The range of sushi is exciting. There might be jackfish, coarse-fleshed yet mild. Various kinds of extravagant tuna belly show up; my favorite is the pinkish-ivory chu-toro. And among the sushi rolls is tuna sharpened by jalapeno and cilantro, with a bit of crunch from vegetables. For an interesting contrast try a roast duck roll, the rare meat akin to raw fish with extra chew and a robust flavor.

Even the routine sushi – tuna, yellowtail, sea urchin, salmon roe – is high-quality, and for a $2 surcharge you can glorify it with grated fresh (rather than powdered) wasabi. Dab the fresh paste directly on the fish; it's a waste of its texture and subtlety to stir it into soy sauce. And sometimes the server brings a small kettle of light, mild soy sauce with rice wine and a small paintbrush as an alternative to dipping your sushi in ordinary soy sauce.

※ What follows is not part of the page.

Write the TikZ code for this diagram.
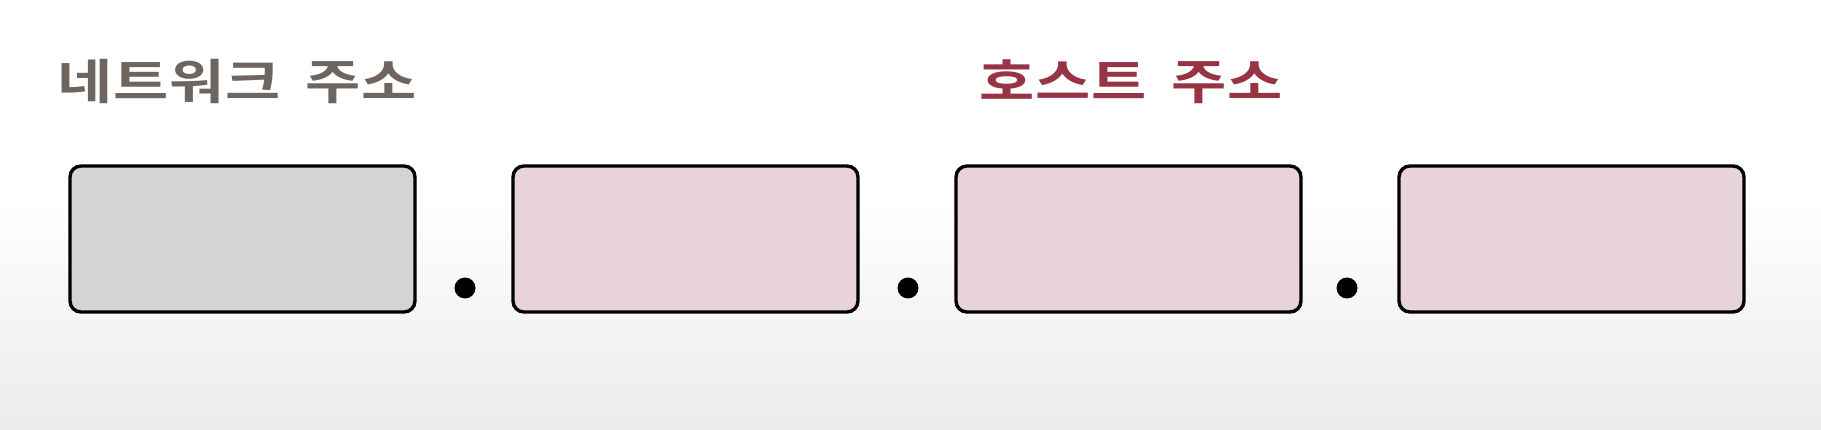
\documentclass[tikz,border=0pt]{standalone}
\usepackage{fontspec}
\newfontfamily\kr{Noto Sans CJK KR}[BoldFont={Noto Sans CJK KR Bold}]
\definecolor{nettext}{HTML}{6E6560}
\definecolor{hosttext}{HTML}{983344}
\definecolor{netfill}{HTML}{D4D4D4}
\definecolor{hostfill}{HTML}{E8D3D8}
\definecolor{bgbottom}{HTML}{EBEBEB}
\newcommand{\kc}[1]{\makebox[44.8pt]{#1}}
\newcommand{\ks}{\hspace*{19.2pt}}
\newcommand{\widen}[1]{\scalebox{1.25}[1]{#1}}
\begin{document}
\begin{tikzpicture}[x=1pt,y=-1pt,
  octet/.style={draw=black,line width=3.4pt,rounded corners=11pt,minimum width=345pt,minimum height=146pt,inner sep=0pt},
  sepdot/.style={circle,fill=black,minimum size=21pt,inner sep=0pt},
  title/.style={font=\kr\bfseries\fontsize{48}{58}\selectfont,inner sep=0pt}]
\useasboundingbox (0,0) rectangle (1821,430);
\fill[white] (0,0) rectangle (1821,200);
\shade[top color=white,bottom color=bgbottom] (0,200) rectangle (1821,430);
\node[title,text=nettext,anchor=west] (netlabel) at (57,82) {\widen{\kc{네}\kc{트}\kc{워}\kc{크}\ks\kc{주}\kc{소}}};
\node[title,text=hosttext,anchor=west] (hostlabel) at (979,82) {\widen{\kc{호}\kc{스}\kc{트}\ks\kc{주}\kc{소}}};
\node[octet,fill=netfill] (o1) at (242.5,239) {};
\node[octet,fill=hostfill] (o2) at (685.5,239) {};
\node[octet,fill=hostfill] (o3) at (1128.5,239) {};
\node[octet,fill=hostfill] (o4) at (1571.5,239) {};
\node[sepdot] (d1) at (465,288) {};
\node[sepdot] (d2) at (908,288) {};
\node[sepdot] (d3) at (1347,288) {};
\end{tikzpicture}
\end{document}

Sushi-Ko is proud of its desserts, but I'd rather end with another pair of yellowtail sushi. The banana tempura has tasted of old oil, not quite saved by its flowery blackberry ice cream. Understated ginger or bright green tea are also churned into ice creams, and there's a sake ice that would be stellar if the sugar were tamed.

But don't go to Sushi-Ko committed to a list of particular dishes. This is a menu responsive to the season, the market, the weather and the chefs' whims. Just watch the white sheet of daily specials. And try not to play it safe. Without a leap of faith, you'd never have known the joys of sushi.

Sushi-Ko – 2309 Wisconsin Ave. NW. 202/333-4187. Open: for lunch Tuesday through Friday noon to 2:30 p.m.; for dinner Monday through Thursday 6 to 10:30 p.m., Friday and Saturday 6 to 11 p.m., Sunday 5:30 to 10 p.m. AE, MC, V. Reservations accepted. No smoking. Prices: lunch appetizers $2.50 to $5.25, entrees $7.50 to $17; dinner appetizers $2.50 to $6.25, entrees $9 to $18.50. Full dinner with wine, beer or sake, tax and tip $25 to $45 per person.